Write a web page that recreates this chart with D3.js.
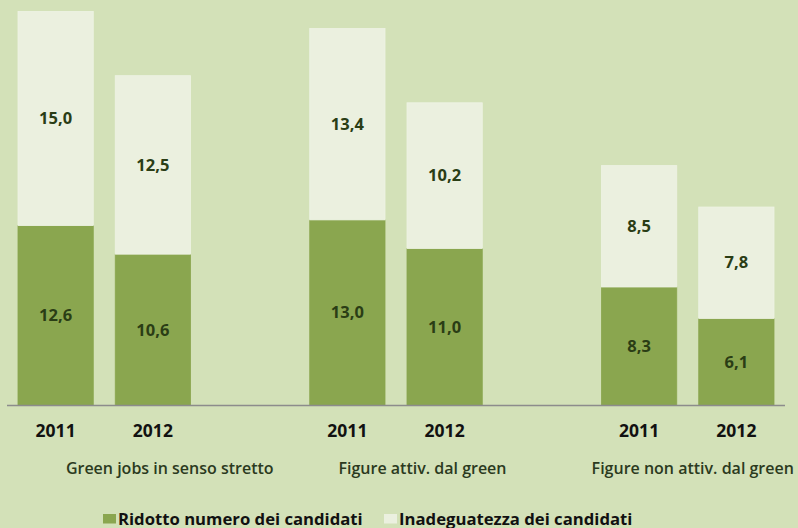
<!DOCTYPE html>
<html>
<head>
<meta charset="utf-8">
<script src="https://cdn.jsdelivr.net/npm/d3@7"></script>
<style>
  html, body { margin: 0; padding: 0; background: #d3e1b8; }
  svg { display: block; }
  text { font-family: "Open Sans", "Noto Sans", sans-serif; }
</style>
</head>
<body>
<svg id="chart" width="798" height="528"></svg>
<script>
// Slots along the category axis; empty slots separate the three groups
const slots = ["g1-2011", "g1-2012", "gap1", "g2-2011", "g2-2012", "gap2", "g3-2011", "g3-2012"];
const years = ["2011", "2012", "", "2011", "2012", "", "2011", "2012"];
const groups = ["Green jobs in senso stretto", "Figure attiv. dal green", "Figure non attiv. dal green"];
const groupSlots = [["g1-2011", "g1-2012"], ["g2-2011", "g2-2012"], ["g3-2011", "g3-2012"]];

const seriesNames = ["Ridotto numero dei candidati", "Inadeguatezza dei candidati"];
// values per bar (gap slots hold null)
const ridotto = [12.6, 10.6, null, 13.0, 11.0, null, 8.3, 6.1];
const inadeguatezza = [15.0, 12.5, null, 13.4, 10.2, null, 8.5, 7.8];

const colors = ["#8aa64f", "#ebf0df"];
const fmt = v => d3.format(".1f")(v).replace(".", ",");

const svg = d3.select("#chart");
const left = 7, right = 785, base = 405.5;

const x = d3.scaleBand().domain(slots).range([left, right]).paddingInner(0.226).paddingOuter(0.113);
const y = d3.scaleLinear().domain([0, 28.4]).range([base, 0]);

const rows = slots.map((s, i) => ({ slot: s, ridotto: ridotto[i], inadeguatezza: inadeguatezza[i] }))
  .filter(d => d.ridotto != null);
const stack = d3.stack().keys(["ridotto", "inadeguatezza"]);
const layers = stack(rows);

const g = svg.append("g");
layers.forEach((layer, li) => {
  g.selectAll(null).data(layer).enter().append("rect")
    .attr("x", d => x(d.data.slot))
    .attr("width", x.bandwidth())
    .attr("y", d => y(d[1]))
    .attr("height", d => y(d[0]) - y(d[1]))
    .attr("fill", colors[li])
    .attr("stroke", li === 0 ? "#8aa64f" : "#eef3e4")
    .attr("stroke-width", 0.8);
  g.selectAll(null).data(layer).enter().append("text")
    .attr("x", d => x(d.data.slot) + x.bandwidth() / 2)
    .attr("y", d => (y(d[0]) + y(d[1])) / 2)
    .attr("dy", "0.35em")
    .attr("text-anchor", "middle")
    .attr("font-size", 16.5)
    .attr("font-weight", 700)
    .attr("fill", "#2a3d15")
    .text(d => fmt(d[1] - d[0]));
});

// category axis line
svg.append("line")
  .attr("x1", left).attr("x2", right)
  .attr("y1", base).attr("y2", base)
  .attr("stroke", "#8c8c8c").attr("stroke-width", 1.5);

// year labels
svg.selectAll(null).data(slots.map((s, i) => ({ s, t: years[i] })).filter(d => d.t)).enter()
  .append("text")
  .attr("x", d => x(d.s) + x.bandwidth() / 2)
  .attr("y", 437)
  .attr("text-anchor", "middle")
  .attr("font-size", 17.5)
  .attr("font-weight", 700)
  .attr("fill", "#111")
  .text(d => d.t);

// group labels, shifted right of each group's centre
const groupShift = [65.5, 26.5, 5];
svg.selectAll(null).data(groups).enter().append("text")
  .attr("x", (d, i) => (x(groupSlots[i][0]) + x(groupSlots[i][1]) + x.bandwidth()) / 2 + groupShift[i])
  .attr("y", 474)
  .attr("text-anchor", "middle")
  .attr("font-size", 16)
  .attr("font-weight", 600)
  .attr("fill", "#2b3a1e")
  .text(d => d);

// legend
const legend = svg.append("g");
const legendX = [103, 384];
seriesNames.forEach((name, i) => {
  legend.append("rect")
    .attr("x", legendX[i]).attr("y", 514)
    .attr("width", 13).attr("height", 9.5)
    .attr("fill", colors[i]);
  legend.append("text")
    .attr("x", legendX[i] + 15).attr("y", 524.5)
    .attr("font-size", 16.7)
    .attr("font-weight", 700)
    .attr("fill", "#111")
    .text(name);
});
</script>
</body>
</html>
...
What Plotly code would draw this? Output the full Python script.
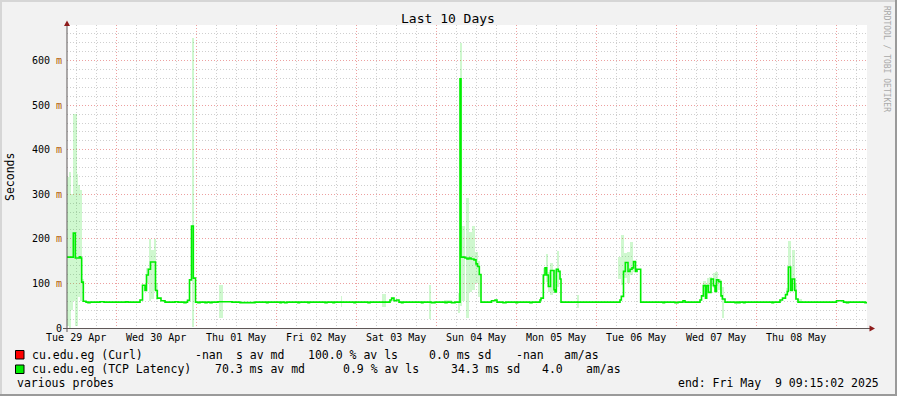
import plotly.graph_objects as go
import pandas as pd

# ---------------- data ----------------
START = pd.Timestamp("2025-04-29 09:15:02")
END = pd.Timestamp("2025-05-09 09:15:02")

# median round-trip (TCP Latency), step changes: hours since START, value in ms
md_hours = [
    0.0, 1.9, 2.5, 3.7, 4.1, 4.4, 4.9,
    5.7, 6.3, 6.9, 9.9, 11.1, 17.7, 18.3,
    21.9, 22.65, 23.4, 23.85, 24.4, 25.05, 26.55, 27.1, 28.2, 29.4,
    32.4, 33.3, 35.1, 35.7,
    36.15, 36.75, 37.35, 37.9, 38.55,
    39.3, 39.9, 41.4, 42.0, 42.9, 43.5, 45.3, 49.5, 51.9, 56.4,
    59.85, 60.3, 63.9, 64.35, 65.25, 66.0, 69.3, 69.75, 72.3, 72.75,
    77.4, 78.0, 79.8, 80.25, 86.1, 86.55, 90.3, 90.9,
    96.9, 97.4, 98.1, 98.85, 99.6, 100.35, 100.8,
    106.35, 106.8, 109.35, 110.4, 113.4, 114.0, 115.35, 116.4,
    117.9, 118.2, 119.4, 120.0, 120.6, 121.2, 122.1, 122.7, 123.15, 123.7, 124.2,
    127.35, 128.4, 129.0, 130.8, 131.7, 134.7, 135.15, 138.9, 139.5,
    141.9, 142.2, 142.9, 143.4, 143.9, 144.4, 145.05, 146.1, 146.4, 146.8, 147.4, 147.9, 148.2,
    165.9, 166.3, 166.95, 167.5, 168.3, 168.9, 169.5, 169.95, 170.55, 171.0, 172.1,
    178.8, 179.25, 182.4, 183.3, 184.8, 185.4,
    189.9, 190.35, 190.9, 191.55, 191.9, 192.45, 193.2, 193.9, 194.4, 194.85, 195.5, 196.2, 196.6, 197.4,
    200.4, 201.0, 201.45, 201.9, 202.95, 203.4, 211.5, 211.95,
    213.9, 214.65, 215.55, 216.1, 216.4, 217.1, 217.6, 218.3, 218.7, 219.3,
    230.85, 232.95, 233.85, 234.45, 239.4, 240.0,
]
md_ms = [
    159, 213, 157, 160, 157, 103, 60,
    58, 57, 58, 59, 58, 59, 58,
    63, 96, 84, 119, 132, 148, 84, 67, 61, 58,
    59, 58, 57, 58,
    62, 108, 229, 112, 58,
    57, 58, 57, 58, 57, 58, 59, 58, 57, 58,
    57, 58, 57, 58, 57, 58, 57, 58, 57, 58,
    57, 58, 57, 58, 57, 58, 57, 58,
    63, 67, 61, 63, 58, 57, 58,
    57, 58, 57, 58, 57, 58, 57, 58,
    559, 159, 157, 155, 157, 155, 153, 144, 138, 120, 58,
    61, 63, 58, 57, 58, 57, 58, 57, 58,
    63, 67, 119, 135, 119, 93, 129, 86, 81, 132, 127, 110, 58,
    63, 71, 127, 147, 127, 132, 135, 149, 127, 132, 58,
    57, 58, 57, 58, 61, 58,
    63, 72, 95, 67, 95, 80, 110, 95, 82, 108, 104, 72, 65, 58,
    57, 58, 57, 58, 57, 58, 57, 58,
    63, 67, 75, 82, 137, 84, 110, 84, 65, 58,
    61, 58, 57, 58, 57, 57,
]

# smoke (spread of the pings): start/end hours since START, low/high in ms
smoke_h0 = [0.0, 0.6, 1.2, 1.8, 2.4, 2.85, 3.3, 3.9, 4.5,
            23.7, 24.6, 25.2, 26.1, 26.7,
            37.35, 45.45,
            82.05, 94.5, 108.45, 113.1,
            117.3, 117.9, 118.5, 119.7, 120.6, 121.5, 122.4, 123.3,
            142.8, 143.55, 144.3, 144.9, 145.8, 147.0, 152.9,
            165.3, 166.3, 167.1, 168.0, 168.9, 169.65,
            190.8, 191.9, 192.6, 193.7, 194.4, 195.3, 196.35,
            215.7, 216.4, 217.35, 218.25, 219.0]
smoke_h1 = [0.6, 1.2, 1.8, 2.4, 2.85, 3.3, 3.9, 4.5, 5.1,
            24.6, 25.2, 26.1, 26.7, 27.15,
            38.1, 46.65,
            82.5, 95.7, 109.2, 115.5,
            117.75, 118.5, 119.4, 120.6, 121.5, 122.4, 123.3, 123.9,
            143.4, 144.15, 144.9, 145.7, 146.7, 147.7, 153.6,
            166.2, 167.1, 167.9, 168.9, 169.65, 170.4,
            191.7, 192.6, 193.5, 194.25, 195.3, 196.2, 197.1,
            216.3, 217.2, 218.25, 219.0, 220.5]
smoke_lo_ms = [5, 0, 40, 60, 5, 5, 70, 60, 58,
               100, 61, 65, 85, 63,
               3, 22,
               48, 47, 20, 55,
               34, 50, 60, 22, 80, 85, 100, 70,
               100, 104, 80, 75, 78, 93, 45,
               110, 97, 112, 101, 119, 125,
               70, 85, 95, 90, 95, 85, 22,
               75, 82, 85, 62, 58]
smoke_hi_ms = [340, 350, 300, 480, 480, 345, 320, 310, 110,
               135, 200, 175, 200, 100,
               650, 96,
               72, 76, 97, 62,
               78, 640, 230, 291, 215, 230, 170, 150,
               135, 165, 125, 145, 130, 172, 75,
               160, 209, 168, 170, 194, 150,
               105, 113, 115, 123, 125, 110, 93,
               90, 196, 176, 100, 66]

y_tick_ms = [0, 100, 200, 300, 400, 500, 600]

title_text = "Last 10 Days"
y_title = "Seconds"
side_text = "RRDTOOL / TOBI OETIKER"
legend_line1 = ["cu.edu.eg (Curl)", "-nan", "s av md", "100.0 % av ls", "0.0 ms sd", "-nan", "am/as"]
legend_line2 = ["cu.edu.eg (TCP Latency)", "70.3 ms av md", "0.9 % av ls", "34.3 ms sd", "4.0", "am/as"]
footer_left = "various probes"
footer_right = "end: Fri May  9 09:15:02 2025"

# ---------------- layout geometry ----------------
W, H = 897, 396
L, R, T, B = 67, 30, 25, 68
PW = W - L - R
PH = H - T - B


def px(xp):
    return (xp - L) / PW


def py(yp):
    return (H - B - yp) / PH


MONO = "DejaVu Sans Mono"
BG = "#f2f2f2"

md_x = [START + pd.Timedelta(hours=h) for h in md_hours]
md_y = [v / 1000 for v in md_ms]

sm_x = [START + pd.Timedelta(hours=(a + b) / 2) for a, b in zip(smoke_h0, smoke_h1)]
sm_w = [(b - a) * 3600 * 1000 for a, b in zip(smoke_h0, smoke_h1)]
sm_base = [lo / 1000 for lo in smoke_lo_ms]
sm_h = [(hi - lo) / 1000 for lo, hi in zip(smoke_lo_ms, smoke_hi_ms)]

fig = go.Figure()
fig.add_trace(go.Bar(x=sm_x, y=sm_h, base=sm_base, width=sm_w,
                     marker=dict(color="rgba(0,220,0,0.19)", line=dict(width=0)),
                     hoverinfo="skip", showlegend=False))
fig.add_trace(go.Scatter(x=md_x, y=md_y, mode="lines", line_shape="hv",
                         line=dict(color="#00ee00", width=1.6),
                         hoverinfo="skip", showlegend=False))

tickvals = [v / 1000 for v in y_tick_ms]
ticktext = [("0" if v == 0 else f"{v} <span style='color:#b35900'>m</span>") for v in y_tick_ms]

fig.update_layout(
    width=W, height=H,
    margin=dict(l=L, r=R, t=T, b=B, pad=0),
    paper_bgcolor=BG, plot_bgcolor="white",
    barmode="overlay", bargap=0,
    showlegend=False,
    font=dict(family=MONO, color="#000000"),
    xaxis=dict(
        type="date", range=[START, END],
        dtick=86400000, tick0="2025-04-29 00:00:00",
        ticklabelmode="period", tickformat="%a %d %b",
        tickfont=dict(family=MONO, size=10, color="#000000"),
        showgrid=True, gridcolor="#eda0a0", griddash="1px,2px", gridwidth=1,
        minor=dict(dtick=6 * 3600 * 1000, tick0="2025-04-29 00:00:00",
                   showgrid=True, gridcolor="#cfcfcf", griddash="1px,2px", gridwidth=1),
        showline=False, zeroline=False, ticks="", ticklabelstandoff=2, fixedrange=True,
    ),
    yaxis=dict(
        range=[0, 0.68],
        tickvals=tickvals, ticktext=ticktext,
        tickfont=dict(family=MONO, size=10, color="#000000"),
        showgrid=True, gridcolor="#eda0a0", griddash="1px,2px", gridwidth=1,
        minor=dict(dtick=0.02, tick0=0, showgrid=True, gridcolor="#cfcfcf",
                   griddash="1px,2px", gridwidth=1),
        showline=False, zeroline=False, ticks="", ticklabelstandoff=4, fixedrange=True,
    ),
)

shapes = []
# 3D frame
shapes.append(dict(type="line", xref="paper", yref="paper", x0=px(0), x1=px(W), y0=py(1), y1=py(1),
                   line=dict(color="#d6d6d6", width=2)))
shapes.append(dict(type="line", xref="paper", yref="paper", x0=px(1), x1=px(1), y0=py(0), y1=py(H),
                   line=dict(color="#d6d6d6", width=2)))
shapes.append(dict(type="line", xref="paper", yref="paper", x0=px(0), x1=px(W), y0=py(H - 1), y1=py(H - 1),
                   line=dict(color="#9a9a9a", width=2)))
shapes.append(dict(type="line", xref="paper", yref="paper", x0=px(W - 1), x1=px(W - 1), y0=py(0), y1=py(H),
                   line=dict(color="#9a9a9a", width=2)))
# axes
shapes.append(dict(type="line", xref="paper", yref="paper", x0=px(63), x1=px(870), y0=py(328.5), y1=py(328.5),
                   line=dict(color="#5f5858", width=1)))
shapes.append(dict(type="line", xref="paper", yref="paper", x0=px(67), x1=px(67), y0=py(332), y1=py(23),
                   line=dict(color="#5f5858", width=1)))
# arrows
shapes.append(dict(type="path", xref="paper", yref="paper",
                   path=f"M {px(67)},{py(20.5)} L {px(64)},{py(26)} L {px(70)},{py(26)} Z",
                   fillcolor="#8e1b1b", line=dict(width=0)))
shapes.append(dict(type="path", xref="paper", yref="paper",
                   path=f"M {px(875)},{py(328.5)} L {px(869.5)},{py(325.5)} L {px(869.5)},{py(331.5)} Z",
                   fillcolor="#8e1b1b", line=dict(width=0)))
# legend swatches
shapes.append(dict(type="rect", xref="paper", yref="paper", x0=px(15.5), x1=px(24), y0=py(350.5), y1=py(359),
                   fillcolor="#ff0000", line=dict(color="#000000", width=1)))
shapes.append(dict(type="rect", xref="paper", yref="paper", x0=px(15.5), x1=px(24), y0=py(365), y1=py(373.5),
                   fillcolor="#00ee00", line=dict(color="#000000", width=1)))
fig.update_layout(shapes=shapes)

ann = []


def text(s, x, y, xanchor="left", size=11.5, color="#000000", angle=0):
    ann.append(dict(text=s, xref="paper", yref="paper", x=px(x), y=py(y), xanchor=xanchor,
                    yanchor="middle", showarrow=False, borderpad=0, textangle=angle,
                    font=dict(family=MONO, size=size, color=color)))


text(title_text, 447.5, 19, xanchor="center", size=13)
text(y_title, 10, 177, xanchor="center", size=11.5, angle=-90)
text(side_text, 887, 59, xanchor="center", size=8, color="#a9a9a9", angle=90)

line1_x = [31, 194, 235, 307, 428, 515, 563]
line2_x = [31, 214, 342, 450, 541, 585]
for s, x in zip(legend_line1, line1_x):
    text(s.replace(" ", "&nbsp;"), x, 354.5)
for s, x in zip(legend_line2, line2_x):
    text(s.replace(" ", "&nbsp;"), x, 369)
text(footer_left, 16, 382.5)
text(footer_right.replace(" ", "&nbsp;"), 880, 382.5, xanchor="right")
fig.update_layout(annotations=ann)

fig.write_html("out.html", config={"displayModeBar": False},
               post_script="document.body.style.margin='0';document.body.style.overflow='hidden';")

Given task:
Leave the pictures out, and transcribe exactly the lines above starting at the one that contains "Write a web" and ending at the one that contains "const layers = stack(rows);".

Task response:
Write a web page that recreates this chart with D3.js.
<!DOCTYPE html>
<html>
<head>
<meta charset="utf-8">
<script src="https://cdn.jsdelivr.net/npm/d3@7"></script>
<style>
  html, body { margin: 0; padding: 0; background: #d3e1b8; }
  svg { display: block; }
  text { font-family: "Open Sans", "Noto Sans", sans-serif; }
</style>
</head>
<body>
<svg id="chart" width="798" height="528"></svg>
<script>
// Slots along the category axis; empty slots separate the three groups
const slots = ["g1-2011", "g1-2012", "gap1", "g2-2011", "g2-2012", "gap2", "g3-2011", "g3-2012"];
const years = ["2011", "2012", "", "2011", "2012", "", "2011", "2012"];
const groups = ["Green jobs in senso stretto", "Figure attiv. dal green", "Figure non attiv. dal green"];
const groupSlots = [["g1-2011", "g1-2012"], ["g2-2011", "g2-2012"], ["g3-2011", "g3-2012"]];

const seriesNames = ["Ridotto numero dei candidati", "Inadeguatezza dei candidati"];
// values per bar (gap slots hold null)
const ridotto = [12.6, 10.6, null, 13.0, 11.0, null, 8.3, 6.1];
const inadeguatezza = [15.0, 12.5, null, 13.4, 10.2, null, 8.5, 7.8];

const colors = ["#8aa64f", "#ebf0df"];
const fmt = v => d3.format(".1f")(v).replace(".", ",");

const svg = d3.select("#chart");
const left = 7, right = 785, base = 405.5;

const x = d3.scaleBand().domain(slots).range([left, right]).paddingInner(0.226).paddingOuter(0.113);
const y = d3.scaleLinear().domain([0, 28.4]).range([base, 0]);

const rows = slots.map((s, i) => ({ slot: s, ridotto: ridotto[i], inadeguatezza: inadeguatezza[i] }))
  .filter(d => d.ridotto != null);
const stack = d3.stack().keys(["ridotto", "inadeguatezza"]);
const layers = stack(rows);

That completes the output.